**EXERCISE DESCRIPTION**:
Give every line again exactly as it appears, please, but not the pictures.

+++

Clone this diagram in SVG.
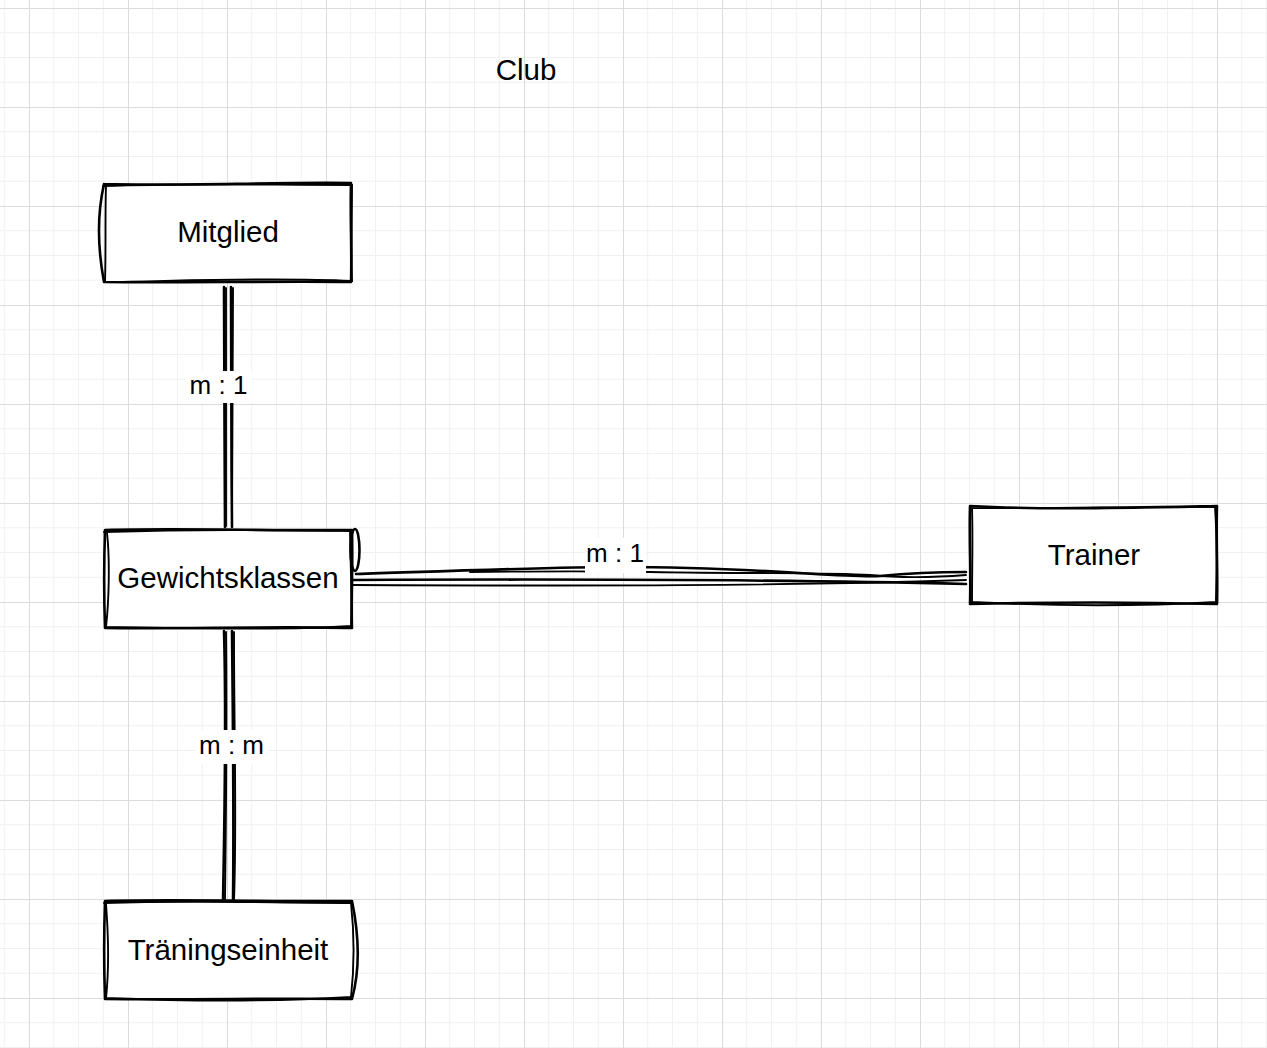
<svg xmlns="http://www.w3.org/2000/svg" width="1267" height="1048" viewBox="0 0 1267 1048">
<defs>
<pattern id="grid" patternUnits="userSpaceOnUse" x="29" y="8" width="99" height="99">
<path d="M24.75,0V99M49.5,0V99M74.25,0V99M0,24.75H99M0,49.5H99M0,74.25H99" stroke="#f1f1f1" stroke-width="1" fill="none"/>
<path d="M0.5,0V99M0,0.5H99" stroke="#dcdcdc" stroke-width="1" fill="none"/>
</pattern>
<style>
.sk{fill:none;stroke:#000;stroke-width:2.6;stroke-linecap:round;stroke-linejoin:round}
.skt{fill:none;stroke:#000;stroke-width:1.9;stroke-linecap:round}
.box{fill:#fff;stroke:none}
.nt{font-family:"Liberation Sans",Arial,sans-serif;font-size:29.5px;fill:#000;text-anchor:middle}
.lt{font-family:"Liberation Sans",Arial,sans-serif;font-size:26px;fill:#000;text-anchor:middle}
.lb{fill:#fff;stroke:none}
</style>
</defs>
<rect width="1267" height="1048" fill="#fff"/>
<rect width="1267" height="1048" fill="url(#grid)"/>

<text class="nt" x="526" y="80">Club</text>

<g id="connectors">
<g id="e-mitglied-gewicht">
<path class="sk" d="M224,287 C225,360 224,450 225,527"/>
<path class="skt" d="M226,288 C226,380 226,450 226,526"/>
<path class="sk" d="M231,287 C232,380 231,450 232,527"/>
<path class="skt" d="M233,288 C233,380 232,460 232,526"/>
<rect class="lb" x="185" y="371" width="67" height="32"/>
<text class="lt" x="218.5" y="394">m : 1</text>
</g>
<g id="e-gewicht-trainer">
<path class="sk" d="M356,574 C480,570 560,567 620,567 C760,567 840,578 880,576 C910,573 940,572 966,572"/>
<path class="skt" d="M470,572 C560,571 600,571 650,572 C760,574 830,572 870,575 C900,578 940,577 966,575"/>
<path class="sk" d="M353,580 C560,579 760,579 966,584"/>
<path class="skt" d="M353,585 C600,586 780,586 966,580"/>
<rect class="lb" x="585" y="538" width="61" height="35"/>
<text class="lt" x="615" y="562">m : 1</text>
</g>
<g id="e-gewicht-training">
<path class="sk" d="M224,631 C226,700 225,800 223,901"/>
<path class="skt" d="M226,632 C227,720 226,820 225,900"/>
<path class="sk" d="M232,631 C233,720 234,820 233,901"/>
<path class="skt" d="M234,632 C234,740 237,820 234,900"/>
<rect class="lb" x="196" y="730" width="72" height="34"/>
<text class="lt" x="231.5" y="754">m : m</text>
</g>
</g>

<g id="n-mitglied">
<rect class="box" x="104" y="184" width="247" height="98"/>
<path class="sk" d="M104,184 C180,186 270,182 351,183 C350,215 352,250 351,282 C280,281 170,283 104,282 C98,250 97,215 104,184"/>
<path class="skt" d="M103,186 C190,183 260,185 352,185 C352,220 351,250 352,281 C270,277 180,281 105,282 C106,250 105,215 106,186"/>
<text class="nt" x="228" y="242">Mitglied</text>
</g>

<g id="n-gewichtsklassen">
<rect class="box" x="105" y="529" width="247" height="99"/>
<path class="sk" d="M105,530 C180,528 280,531 352,530 C353,570 351,600 352,628 C280,626 180,629 105,628 C104,600 104,560 105,530"/>
<path class="skt" d="M104,532 C200,529 270,530 350,531 C351,580 352,600 351,626 C280,631 170,628 106,627 C109,600 110,560 107,533"/>
<ellipse class="sk" cx="355" cy="550" rx="4.5" ry="21"/>
<text class="nt" x="228" y="588">Gewichtsklassen</text>
</g>

<g id="n-trainer">
<rect class="box" x="971" y="507" width="246" height="98"/>
<path class="sk" d="M970,506 C1040,510 1120,508 1217,506 C1216,540 1218,580 1217,604 C1140,602 1050,602 970,604 C971,570 969,540 970,506"/>
<path class="skt" d="M972,508 C1060,509 1140,506 1215,507 C1218,550 1216,580 1216,602 C1130,607 1050,606 972,602 C972,570 973,540 972,508"/>
<text class="nt" x="1094" y="565">Trainer</text>
</g>

<g id="n-traeningseinheit">
<rect class="box" x="105" y="901" width="247" height="98"/>
<path class="sk" d="M105,901 C180,899 280,902 352,901 C360,940 360,970 352,999 C280,998 180,1000 105,999 C104,970 104,930 105,901"/>
<path class="skt" d="M104,903 C200,900 270,903 351,903 C355,940 354,970 351,997 C270,1002 180,1001 106,998 C109,970 108,930 106,904"/>
<text class="nt" x="228" y="960">Träningseinheit</text>
</g>
</svg>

+++

**FINISHED EXERCISE**:
Clone this diagram in SVG.
<svg xmlns="http://www.w3.org/2000/svg" width="1267" height="1048" viewBox="0 0 1267 1048">
<defs>
<pattern id="grid" patternUnits="userSpaceOnUse" x="29" y="8" width="99" height="99">
<path d="M24.75,0V99M49.5,0V99M74.25,0V99M0,24.75H99M0,49.5H99M0,74.25H99" stroke="#f1f1f1" stroke-width="1" fill="none"/>
<path d="M0.5,0V99M0,0.5H99" stroke="#dcdcdc" stroke-width="1" fill="none"/>
</pattern>
<style>
.sk{fill:none;stroke:#000;stroke-width:2.6;stroke-linecap:round;stroke-linejoin:round}
.skt{fill:none;stroke:#000;stroke-width:1.9;stroke-linecap:round}
.box{fill:#fff;stroke:none}
.nt{font-family:"Liberation Sans",Arial,sans-serif;font-size:29.5px;fill:#000;text-anchor:middle}
.lt{font-family:"Liberation Sans",Arial,sans-serif;font-size:26px;fill:#000;text-anchor:middle}
.lb{fill:#fff;stroke:none}
</style>
</defs>
<rect width="1267" height="1048" fill="#fff"/>
<rect width="1267" height="1048" fill="url(#grid)"/>

<text class="nt" x="526" y="80">Club</text>

<g id="connectors">
<g id="e-mitglied-gewicht">
<path class="sk" d="M224,287 C225,360 224,450 225,527"/>
<path class="skt" d="M226,288 C226,380 226,450 226,526"/>
<path class="sk" d="M231,287 C232,380 231,450 232,527"/>
<path class="skt" d="M233,288 C233,380 232,460 232,526"/>
<rect class="lb" x="185" y="371" width="67" height="32"/>
<text class="lt" x="218.5" y="394">m : 1</text>
</g>
<g id="e-gewicht-trainer">
<path class="sk" d="M356,574 C480,570 560,567 620,567 C760,567 840,578 880,576 C910,573 940,572 966,572"/>
<path class="skt" d="M470,572 C560,571 600,571 650,572 C760,574 830,572 870,575 C900,578 940,577 966,575"/>
<path class="sk" d="M353,580 C560,579 760,579 966,584"/>
<path class="skt" d="M353,585 C600,586 780,586 966,580"/>
<rect class="lb" x="585" y="538" width="61" height="35"/>
<text class="lt" x="615" y="562">m : 1</text>
</g>
<g id="e-gewicht-training">
<path class="sk" d="M224,631 C226,700 225,800 223,901"/>
<path class="skt" d="M226,632 C227,720 226,820 225,900"/>
<path class="sk" d="M232,631 C233,720 234,820 233,901"/>
<path class="skt" d="M234,632 C234,740 237,820 234,900"/>
<rect class="lb" x="196" y="730" width="72" height="34"/>
<text class="lt" x="231.5" y="754">m : m</text>
</g>
</g>

<g id="n-mitglied">
<rect class="box" x="104" y="184" width="247" height="98"/>
<path class="sk" d="M104,184 C180,186 270,182 351,183 C350,215 352,250 351,282 C280,281 170,283 104,282 C98,250 97,215 104,184"/>
<path class="skt" d="M103,186 C190,183 260,185 352,185 C352,220 351,250 352,281 C270,277 180,281 105,282 C106,250 105,215 106,186"/>
<text class="nt" x="228" y="242">Mitglied</text>
</g>

<g id="n-gewichtsklassen">
<rect class="box" x="105" y="529" width="247" height="99"/>
<path class="sk" d="M105,530 C180,528 280,531 352,530 C353,570 351,600 352,628 C280,626 180,629 105,628 C104,600 104,560 105,530"/>
<path class="skt" d="M104,532 C200,529 270,530 350,531 C351,580 352,600 351,626 C280,631 170,628 106,627 C109,600 110,560 107,533"/>
<ellipse class="sk" cx="355" cy="550" rx="4.5" ry="21"/>
<text class="nt" x="228" y="588">Gewichtsklassen</text>
</g>

<g id="n-trainer">
<rect class="box" x="971" y="507" width="246" height="98"/>
<path class="sk" d="M970,506 C1040,510 1120,508 1217,506 C1216,540 1218,580 1217,604 C1140,602 1050,602 970,604 C971,570 969,540 970,506"/>
<path class="skt" d="M972,508 C1060,509 1140,506 1215,507 C1218,550 1216,580 1216,602 C1130,607 1050,606 972,602 C972,570 973,540 972,508"/>
<text class="nt" x="1094" y="565">Trainer</text>
</g>

<g id="n-traeningseinheit">
<rect class="box" x="105" y="901" width="247" height="98"/>
<path class="sk" d="M105,901 C180,899 280,902 352,901 C360,940 360,970 352,999 C280,998 180,1000 105,999 C104,970 104,930 105,901"/>
<path class="skt" d="M104,903 C200,900 270,903 351,903 C355,940 354,970 351,997 C270,1002 180,1001 106,998 C109,970 108,930 106,904"/>
<text class="nt" x="228" y="960">Träningseinheit</text>
</g>
</svg>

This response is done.